Despite my growing frustration with the kind of indie film that I’ve mentioned above, I find myself constantly chasing them, always hoping to fall into the next Wes Anderson or Michel Gondry. While writer/director Bob Byington isn’t in that lofty company yet, he’s definitely got some tricks up his sleeves. In particular, the dialogue is very sharp and rather quote-worthy. I also like how every character in the film approaches issues like infidelity, death and romance with as little emotion as possible. It’s almost as if Byington decided to make his principals into actual quip-spewing robots, turning generational angst into something almost poetic.
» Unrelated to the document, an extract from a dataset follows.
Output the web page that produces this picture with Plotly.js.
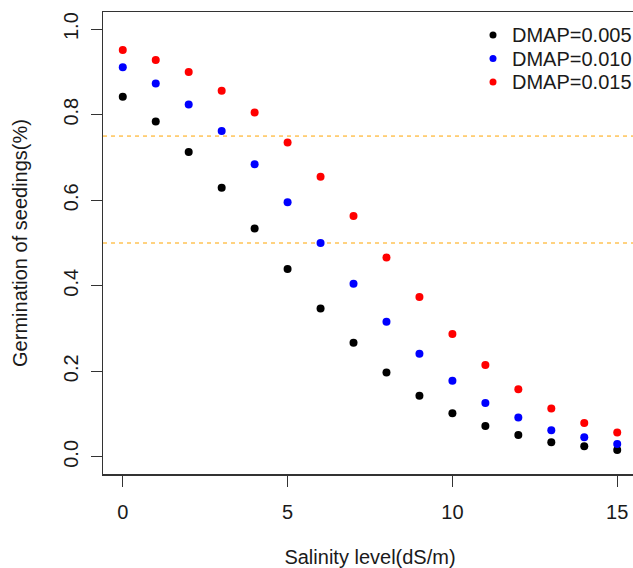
<!DOCTYPE html>
<html>
<head>
<meta charset="utf-8">
<script src="https://cdn.plot.ly/plotly-3.0.1.min.js"></script>
<style>
html, body { margin: 0; padding: 0; overflow: hidden; background: #fff; }
#chart { width: 660px; height: 568px; }
</style>
</head>
<body>
<div id="chart"></div>
<script>
const salinity = [0,1,2,3,4,5,6,7,8,9,10,11,12,13,14,15];
const dmap005 = [0.842,0.784,0.713,0.629,0.534,0.439,0.347,0.267,0.197,0.143,0.102,0.072,0.051,0.034,0.025,0.016];
const dmap010 = [0.911,0.873,0.824,0.762,0.684,0.595,0.500,0.405,0.316,0.241,0.178,0.126,0.092,0.062,0.046,0.030];
const dmap015 = [0.951,0.928,0.900,0.856,0.805,0.735,0.655,0.563,0.466,0.374,0.287,0.215,0.158,0.113,0.079,0.057];
const seriesNames = ["DMAP=0.005","DMAP=0.010","DMAP=0.015"];
const seriesColors = ["#000000","#0000FF","#FF0000"];
const refLevels = [0.75, 0.5];
const xTicks = [0,5,10,15];
const yTicks = [0,0.2,0.4,0.6,0.8,1.0];

const font = "Liberation Sans, Arial, sans-serif";
const fs = 20;
const textColor = "#1a1a1a";

// plot area in pixels
const W = 660, H = 568;
const M = {l: 103, r: 23, t: 12, b: 94};
const plotW = W - M.l - M.r, plotH = H - M.t - M.b;
const px2x = p => (p - M.l) / plotW;
const px2y = p => (H - M.b - p) / plotH;

const allSeries = [dmap005, dmap010, dmap015];
const traces = allSeries.map((ys, i) => ({
  type: "scatter", mode: "markers",
  x: salinity, y: ys, name: seriesNames[i],
  marker: {color: seriesColors[i], size: 8, line: {width: 0}},
  cliponaxis: false, showlegend: false
}));

const shapes = refLevels.map(v => ({
  type: "line", xref: "paper", x0: 0, x1: 1, yref: "y", y0: v, y1: v,
  line: {color: "#FFA500", width: 1, dash: "4px,4px"}, layer: "below"
}));

// manual legend (R-style, no box)
const legMarkerX = 493, legTextX = 510, legRowY = [35, 58.5, 82];
const annotations = [];
seriesNames.forEach((name, i) => {
  shapes.push({
    type: "circle", xref: "paper", yref: "paper",
    xsizemode: "pixel", ysizemode: "pixel",
    xanchor: px2x(legMarkerX), yanchor: px2y(legRowY[i]),
    x0: -3.5, x1: 3.5, y0: -3.5, y1: 3.5,
    fillcolor: seriesColors[i], line: {width: 0}
  });
  annotations.push({
    xref: "paper", yref: "paper", x: px2x(legTextX), y: px2y(legRowY[i]),
    xanchor: "left", yanchor: "middle", showarrow: false, text: name,
    font: {family: font, size: fs, color: textColor}
  });
});

const layout = {
  width: W, height: H,
  margin: M,
  paper_bgcolor: "#fff", plot_bgcolor: "#fff",
  font: {family: font, size: fs, color: textColor},
  showlegend: false,
  xaxis: {
    range: [-0.6, 15.6], tickvals: xTicks, ticktext: xTicks.map(String),
    ticks: "outside", ticklen: 11, tickcolor: "#333", tickwidth: 1,
    showgrid: false, zeroline: false, showline: true, mirror: true,
    linecolor: "#333", linewidth: 1.5, automargin: false,
    tickfont: {family: font, size: fs, color: textColor},
    ticklabelstandoff: 8,
    title: {text: "Salinity level(dS/m)", standoff: 34, font: {family: font, size: fs, color: textColor}}
  },
  yaxis: {
    range: [-0.04, 1.04], tickvals: yTicks, ticktext: yTicks.map(v => v.toFixed(1)),
    ticks: "outside", ticklen: 11, tickcolor: "#333", tickwidth: 1,
    showgrid: false, zeroline: false, showline: true, mirror: true,
    linecolor: "#333", linewidth: 1.5, tickangle: -90, automargin: false,
    tickfont: {family: font, size: fs, color: textColor},
    ticklabelstandoff: 5,
    title: {text: "Germination of seedings(%)", standoff: 26, font: {family: font, size: fs, color: textColor}}
  },
  shapes: shapes,
  annotations: annotations
};

Plotly.newPlot("chart", traces, layout, {displayModeBar: false, staticPlot: true});
</script>
</body>
</html>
Extra points for the fact that the only character who seems to physically age over the course of 35 years is Sal: Nick Offerman is always the realest person in the room, anyway.

TheGuiltTrip

Remember the key tenet of the VHS Graveyard: any movie at any time? Well, I live by those words and so, a day that began with Ti West and zombies ended with Babs and that guy from Freaks and Geeks. Just part of my universe, folks.

In reality, this was actually a cute, fun and inoffensive little road picture. Big-screen multiplex fare like this really isn’t my bag and I often find myself getting burnt (I positively hated Due Date and I really like Robert Downey, Jr.) but there was something about this that said “Take a chance on me” (or maybe it sang it…not sure).

I expected Streisand to be completely over-bearing as the stereotypical clingy mom but there were some surprising beats and depth to her character. She made my skin crawl a few times (there were a few moments that reminded me of Liza Minnelli’s Lucille Austero) but I really found myself pulling for her. I expected Seth Rogan to be manic and smarmy but he actually downplayed his role pretty well and was incredibly likable. More importantly, Streisand and Rogan worked well together, coming across as an actual mother and son. The script was fairly nimble and the resolution was well-earned. All in all, not bad, and a pretty good way to end the day.